I am locked out of my Fastmail account which I've had for a number of years. When I contacted their help desk I received a message that I violated their service agreement & my account will never be unlocked. I replied that I must have been hacked because I'm a old woman and wouldn't even know how to spam people. There was no response from them. Any ideas? I pay for this service. Is there any way to set up another Pop3 email without losing all my saved messages? I set up G-mail web based account but hate it; it's so slow and awkward. In Fastmail I had folders set up to route email from friends/family/groups/etc. 

Nancy


----------



## Nevada (Sep 9, 2004)

modineg44 said:


> I am locked out of my Fastmail account which I've had for a number of years. When I contacted their help desk I received a message that I violated their service agreement & my account will never be unlocked. I replied that I must have been hacked because I'm a old woman and wouldn't even know how to spam people. There was no response from them. Any ideas? I pay for this service. Is there any way to set up another Pop3 email without losing all my saved messages? I set up G-mail web based account but hate it; it's so slow and awkward. In Fastmail I had folders set up to route email from friends/family/groups/etc.
> 
> Nancy


You can configure gmail for pop3 access.

https://support.google.com/mail/troubleshooter/1668960?hl=en


----------



## Shin (Mar 25, 2014)

You need to find a different customer service rep on the other end to actually help you out. Keep trying till you get a decent one or go up the chain to management.

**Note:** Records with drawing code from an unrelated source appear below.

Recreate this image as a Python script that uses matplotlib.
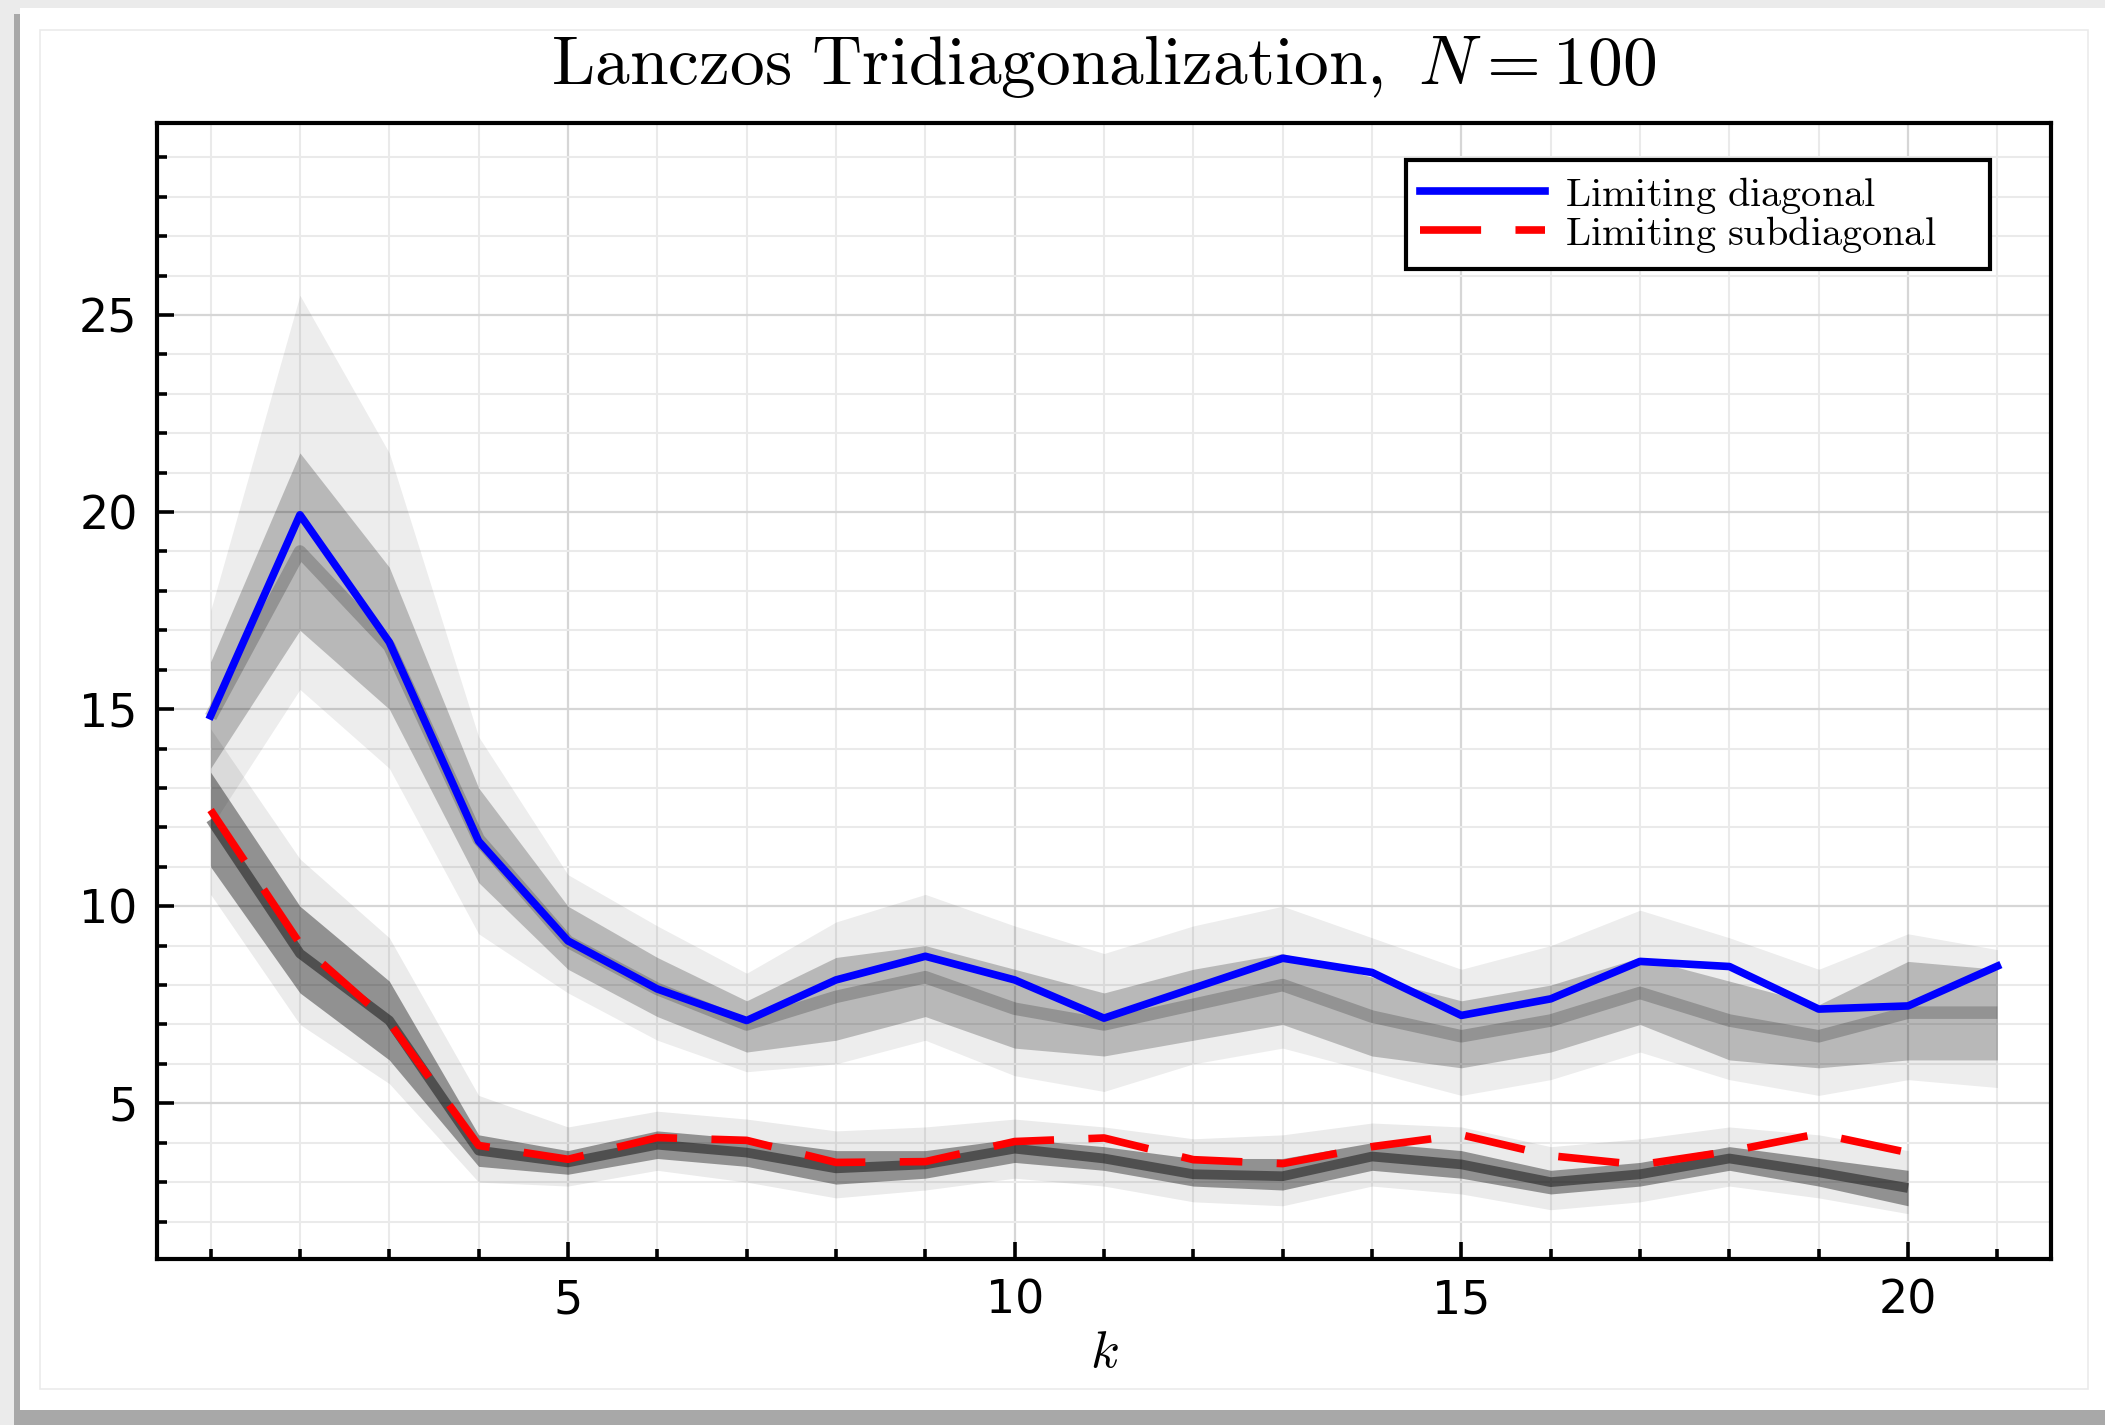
import matplotlib
matplotlib.use("Agg")
import matplotlib.pyplot as plt
from matplotlib.patches import Rectangle
from matplotlib.ticker import MultipleLocator

plt.rcParams['mathtext.fontset'] = 'cm'

# index along the tridiagonal
k_diag = list(range(1, 22))
k_sub = list(range(1, 21))

# limiting curves
limit_diag = [14.83, 19.93, 16.70, 11.65, 9.12, 7.90, 7.10, 8.13, 8.73, 8.13, 7.16,
              7.92, 8.68, 8.32, 7.23, 7.65, 8.60, 8.47, 7.39, 7.47, 8.48]
limit_sub = [12.44, 9.05, 7.05, 3.93, 3.58, 4.13, 4.06, 3.50, 3.52, 4.03,
             4.12, 3.57, 3.47, 3.90, 4.20, 3.67, 3.44, 3.78, 4.23, 3.75]

diag_outer_lo = [12.0, 15.5, 13.5, 9.3, 7.8, 6.6, 5.8, 6.0, 6.6, 5.7, 5.3,
                 6.0, 6.4, 5.8, 5.2, 5.6, 6.3, 5.6, 5.2, 5.6, 5.4]
diag_outer_hi = [17.5, 25.5, 21.5, 14.3, 10.8, 9.5, 8.3, 9.6, 10.3, 9.5, 8.8,
                 9.5, 10.0, 9.2, 8.4, 9.0, 9.9, 9.2, 8.4, 9.3, 8.9]
diag_inner_lo = [13.5, 17.0, 15.0, 10.6, 8.4, 7.2, 6.3, 6.6, 7.2, 6.4, 6.2,
                 6.6, 7.0, 6.2, 5.9, 6.3, 7.0, 6.1, 5.9, 6.1, 6.1]
diag_inner_hi = [16.2, 21.5, 18.6, 13.0, 10.0, 8.7, 7.6, 8.7, 9.0, 8.4, 7.8,
                 8.4, 8.8, 8.2, 7.6, 8.0, 8.7, 8.1, 7.5, 8.6, 8.4]
diag_mid = [14.8, 19.0, 16.6, 11.7, 9.1, 7.9, 7.0, 7.7, 8.2, 7.4, 7.0,
            7.5, 8.0, 7.2, 6.7, 7.1, 7.8, 7.1, 6.7, 7.3, 7.3]

# spread of the sampled subdiagonals
sub_outer_lo = [10.3, 7.0, 5.5, 3.0, 2.9, 3.3, 3.0, 2.6, 2.8, 3.1,
                2.9, 2.5, 2.4, 2.9, 2.7, 2.3, 2.5, 2.9, 2.6, 2.2]
sub_outer_hi = [14.5, 11.2, 9.2, 5.2, 4.4, 4.8, 4.6, 4.3, 4.4, 4.6,
                4.4, 4.1, 4.2, 4.5, 4.4, 3.9, 4.1, 4.4, 4.2, 3.8]
sub_inner_lo = [11.0, 7.8, 6.1, 3.4, 3.2, 3.6, 3.4, 2.95, 3.1, 3.5,
                3.3, 2.9, 2.8, 3.3, 3.1, 2.7, 2.9, 3.3, 2.9, 2.4]
sub_inner_hi = [13.4, 10.0, 8.1, 4.2, 3.8, 4.3, 4.1, 3.8, 3.8, 4.1,
                3.9, 3.6, 3.6, 4.0, 3.8, 3.3, 3.5, 3.9, 3.6, 3.3]
sub_mid = [12.2, 8.8, 7.1, 3.8, 3.5, 3.95, 3.75, 3.35, 3.45, 3.85,
           3.6, 3.2, 3.15, 3.65, 3.45, 3.0, 3.2, 3.6, 3.25, 2.85]

W, H = 2105, 1425
fig = plt.figure(figsize=(W / 100, H / 100), dpi=100, facecolor='#ebebeb')

# card with shadow
fig.patches.append(Rectangle((14 / W, 0), 1, 1 - 14 / H, transform=fig.transFigure,
                             facecolor='#a8a8a8', edgecolor='none', zorder=-3))
fig.patches.append(Rectangle((20 / W, 15 / H), 1, 1 - 8 / H - 15 / H, transform=fig.transFigure,
                             facecolor='white', edgecolor='none', zorder=-2))
fig.patches.append(Rectangle((40 / W, 1 - 1389 / H), (2088 - 40) / W, (1389 - 30) / H,
                             transform=fig.transFigure, facecolor='none',
                             edgecolor='#ebebeb', lw=1.2, zorder=-1))

ax = fig.add_axes([157 / W, 1 - 1259 / H, (2051 - 157) / W, (1259 - 123) / H])
ax.set_facecolor('white')

# grey clouds of samples
ax.fill_between(k_diag, diag_outer_lo, diag_outer_hi, color='black', alpha=0.07, lw=0, zorder=1)
ax.fill_between(k_diag, diag_inner_lo, diag_inner_hi, color='black', alpha=0.22, lw=0, zorder=1)
ax.plot(k_diag, diag_mid, color='black', alpha=0.2, lw=9, solid_joinstyle='round',
        solid_capstyle='butt', zorder=1)

ax.fill_between(k_sub, sub_outer_lo, sub_outer_hi, color='black', alpha=0.08, lw=0, zorder=1)
ax.fill_between(k_sub, sub_inner_lo, sub_inner_hi, color='black', alpha=0.38, lw=0, zorder=1)
ax.plot(k_sub, sub_mid, color='black', alpha=0.45, lw=7, solid_joinstyle='round',
        solid_capstyle='butt', zorder=1)

ax.plot(k_diag, limit_diag, color='#0000ff', lw=5.5, zorder=3,
        label=r'$\mathrm{Limiting\ diagonal}$')
ax.plot(k_sub, limit_sub, color='#ff0000', lw=5.5, ls=(0, (8, 4.5)), zorder=3,
        label=r'$\mathrm{Limiting\ subdiagonal}$')

ax.set_xlim(0.4, 21.6)
ax.set_ylim(1.05, 29.87)
ax.xaxis.set_major_locator(MultipleLocator(5))
ax.xaxis.set_minor_locator(MultipleLocator(1))
ax.yaxis.set_major_locator(MultipleLocator(5))
ax.yaxis.set_minor_locator(MultipleLocator(1))

ax.grid(which='major', color='#d6d6d6', lw=1.6, zorder=0)
ax.grid(which='minor', color='#eaeaea', lw=1.5, zorder=0)
ax.set_axisbelow(True)

ax.tick_params(which='both', direction='in', top=False, right=False, width=2.6,
               labelsize=33, pad=14)
ax.tick_params(which='major', length=12)
ax.tick_params(which='minor', length=7)
for s in ax.spines.values():
    s.set_linewidth(3)

ax.set_title(r'$\mathrm{Lanczos\ Tridiagonalization,}\ N = 100$', fontsize=50, pad=28)
ax.set_xlabel(r'$k$', fontsize=38, labelpad=2)

leg = ax.legend(loc='upper left', bbox_to_anchor=(0.6595, 0.870, 0.3083, 0.097),
                mode='expand', borderaxespad=0,
                fontsize=29, frameon=True, fancybox=False, framealpha=1,
                edgecolor='black', handlelength=3.1, handletextpad=0.5,
                labelspacing=-0.05, borderpad=0.35)
leg.get_frame().set_linewidth(3)

fig.savefig('out.png', dpi=100, facecolor=fig.get_facecolor())
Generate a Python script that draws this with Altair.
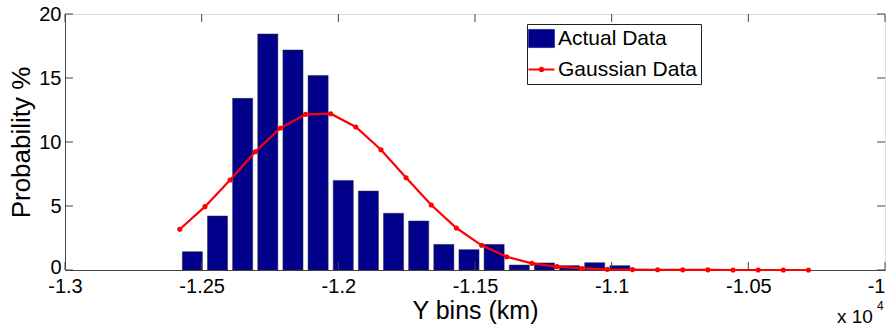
import altair as alt
import pandas as pd

# ---- data ----
bin_centers = [-12534, -12442, -12350, -12258, -12166, -12074, -11982, -11890, -11798,
               -11706, -11614, -11522, -11430, -11338, -11246, -11154, -11062, -10970]
actual_pct = [1.43, 4.22, 13.41, 18.44, 17.19, 15.2, 7.0, 6.17, 4.43,
              3.83, 2.0, 1.59, 2.0, 0.39, 0.55, 0.34, 0.57, 0.34]

gauss_x = [-12580, -12488, -12396, -12304, -12212, -12120, -12028, -11936, -11844,
           -11752, -11660, -11568, -11476, -11384, -11292, -11200, -11108, -11016,
           -10924, -10832, -10740, -10648, -10556, -10464, -10372, -10280]
gauss_pct = [3.18, 4.95, 7.03, 9.24, 11.09, 12.16, 12.21, 11.17, 9.4,
             7.21, 5.08, 3.28, 1.93, 1.04, 0.52, 0.26, 0.12, 0.05,
             0.03, 0.02, 0.01, 0.01, 0.0, 0.0, 0.0, 0.0]

x_ticks = [-13000, -12500, -12000, -11500, -11000, -10500, -10000]
y_ticks = [0, 5, 10, 15, 20]
series = ["Actual Data", "Gaussian Data"]
BIN_WIDTH = 92

W, H = 820, 256
FONT = "Liberation Sans"
NAVY = "#00008B"
RED = "#FF0000"

bars_df = pd.DataFrame({"x": bin_centers, "p": actual_pct, "s": "Actual Data"})
gauss_df = pd.DataFrame({"x": gauss_x, "p": gauss_pct, "s": "Gaussian Data"})
xt_df = pd.DataFrame({"v": x_ticks})
yt_df = pd.DataFrame({"v": y_ticks})

xscale = alt.Scale(domain=[-13000, -10000], nice=False, zero=False)
yscale = alt.Scale(domain=[0, 20], nice=False)

rect_path = "M-1,-0.7H1V0.7H-1Z"
line_path = "M-1,0H1M-0.13,0A0.13,0.13,0,1,1,0.13,0A0.13,0.13,0,1,1,-0.13,0Z"

color = alt.Color(
    "s:N",
    scale=alt.Scale(domain=series, range=[NAVY, RED]),
    legend=alt.Legend(
        title=None,
        orient="none",
        legendX=462,
        legendY=10,
        strokeColor="#222222",
        fillColor="white",
        padding=4,
        rowPadding=9,
        labelFont=FONT,
        labelFontSize=21,
        labelColor="black",
        labelOffset=6,
        symbolSize=676,
        symbolType=alt.ExprRef(expr=f"datum.value == 'Actual Data' ? '{rect_path}' : '{line_path}'"),
        symbolStrokeColor=alt.ExprRef(expr="datum.value == 'Actual Data' ? '#555555' : '#FF0000'"),
        symbolStrokeWidth=alt.ExprRef(expr="datum.value == 'Actual Data' ? 0.5 : 2"),
        symbolFillColor=alt.ExprRef(expr="datum.value == 'Actual Data' ? '#00008B' : '#FF0000'"),
        symbolOpacity=1,
        cornerRadius=0,
    ),
)

bars = alt.Chart(bars_df).transform_calculate(
    x0=f"datum.x - 0.4*{BIN_WIDTH}", x1=f"datum.x + 0.4*{BIN_WIDTH}"
).mark_bar(stroke="#333333", strokeWidth=0.5, opacity=1).encode(
    x=alt.X("x0:Q", scale=xscale,
            axis=alt.Axis(values=x_ticks, title="Y bins (km)",
                          labelExpr="datum.value/10000 + ''",
                          labelAlign=alt.ExprRef(expr="datum.value == -10000 ? 'right' : 'center'"),
                          labelFont=FONT, labelFontSize=20, labelColor="black",
                          titleFont=FONT, titleFontSize=25, titleFontWeight="normal",
                          titleColor="black", titlePadding=2,
                          tickSize=0, labelPadding=6, grid=False,
                          domainColor="#444444", labelFlush=False)),
    x2="x1:Q",
    y=alt.Y("p:Q", scale=yscale,
            axis=alt.Axis(values=y_ticks, title="Probability %",
                          labelFont=FONT, labelFontSize=20, labelColor="black",
                          labelOffset=alt.ExprRef(expr="datum.value == 0 ? -3 : 0"),
                          titleFont=FONT, titleFontSize=26, titleFontWeight="normal",
                          titleColor="black", titlePadding=4,
                          tickSize=0, labelPadding=4, grid=False,
                          domainColor="#444444", labelFlush=False)),
    y2=alt.datum(0),
    color=color,
)

line = alt.Chart(gauss_df).mark_line(strokeWidth=2.2, point=alt.OverlayMarkDef(filled=True, size=26, color=RED)).encode(
    x=alt.X("x:Q", scale=xscale),
    y=alt.Y("p:Q", scale=yscale),
    color=color,
)

# inward tick marks (MATLAB style), on all four sides
tick_len = 8
bt = alt.Chart(xt_df).mark_rule(color="#444444", strokeWidth=1).encode(
    x=alt.X("v:Q", scale=xscale), y=alt.value(H), y2=alt.value(H - tick_len))
tt = alt.Chart(xt_df).mark_rule(color="#444444", strokeWidth=1).encode(
    x=alt.X("v:Q", scale=xscale), y=alt.value(0), y2=alt.value(tick_len))
lt = alt.Chart(yt_df).mark_rule(color="#444444", strokeWidth=1).encode(
    y=alt.Y("v:Q", scale=yscale), x=alt.value(0), x2=alt.value(tick_len))
rt = alt.Chart(yt_df).mark_rule(color="#444444", strokeWidth=1).encode(
    y=alt.Y("v:Q", scale=yscale), x=alt.value(W), x2=alt.value(W - tick_len))

# exponent note "x 10^4"
exp_df = pd.DataFrame({"t": ["x 10"], "e": ["4"]})
exp_base = alt.Chart(exp_df).mark_text(font=FONT, fontSize=19, align="left", baseline="alphabetic", color="black").encode(
    text="t:N", x=alt.value(W - 48), y=alt.value(H + 53))
exp_sup = alt.Chart(exp_df).mark_text(font=FONT, fontSize=12, align="left", baseline="alphabetic", color="black").encode(
    text="e:N", x=alt.value(W - 8), y=alt.value(H + 40))

chart = alt.layer(bars, line, bt, tt, lt, rt, exp_base, exp_sup).properties(
    width=W, height=H,
    autosize=alt.AutoSizeParams(type="none"),
    padding={"left": 65, "top": 14, "right": 3, "bottom": 56},
).configure_view(stroke="#444444", strokeWidth=1).configure(background="white")

chart.save("out.html", embed_options={"renderer": "svg", "actions": False})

Once you get your account unlocked, then you can do the work to transfer to a better service.


----------



## Harry Chickpea (Dec 19, 2008)

Looks like it is an Australian company that refuses phone calls. About all you can do is keep hammering their support service. Voice of experience here - once a company starts to have spotty support, bail! That is generally a sign that it is about to go belly-up.


----------



## modineg44 (Jun 25, 2002)

I keep trying to get help but it never works. They accuse me of all sorts of awful things - spamming, etc. - but never tell me how to reset my password. They just say they will never unlock my account but then ask for more information which has already been sent. Sigh. I've never had any problems with them before & have lots of folders set up to sort mail from different senders, etc. I'll have to start all over. I'm not sure how to handle my saved emails since I can't forward them.

Nancy


----------



## Nevada (Sep 9, 2004)

Spam is a serious matter, particularly to a commercial email service. It's the one thing that can shut them down, and it can happen in hours. It's not surprising that they have a zero-tolerance policy to spam.

You see, if an email service is identified as a rogue spamming server it becomes listed in one of the real-time blacklists (RBL). Most email server software comes with the capability to automatically reject email from RBLs. If the catch you sending or receiving email from a blacklisted service then you are considered rogue and blacklisted also.

I understand that you are innocent, but you also need to understand why they're doing this. They don't know you personally and can't take the chance of more spam.


----------



## Shin (Mar 25, 2014)

I took a look at their support page and they say:

"Locked account

If we've had to lock your account, you will see a message letting you know when you try to log in. We have to do this if someone manages to steal your username and password (usually through phishing or key-logging malware) and starts using your account to send spam.

If your account has been locked, please contact our support team to unlock it. You will need to verify that you are the real account owner, and confirm that you have checked your devices for malware (there's no use unlocking your account if it's only going to be immediately stolen again)!"


----------



## modineg44 (Jun 25, 2002)

I've tried everything but still can get no guidance from support.....just "your account will never be unlocked." 

Nancy


----------



## Nevada (Sep 9, 2004)

modineg44 said:


> I've tried everything but still can get no guidance from support.....just "your account will never be unlocked."
> 
> Nancy


As I said, they'll be very hard-nosed about spam.


----------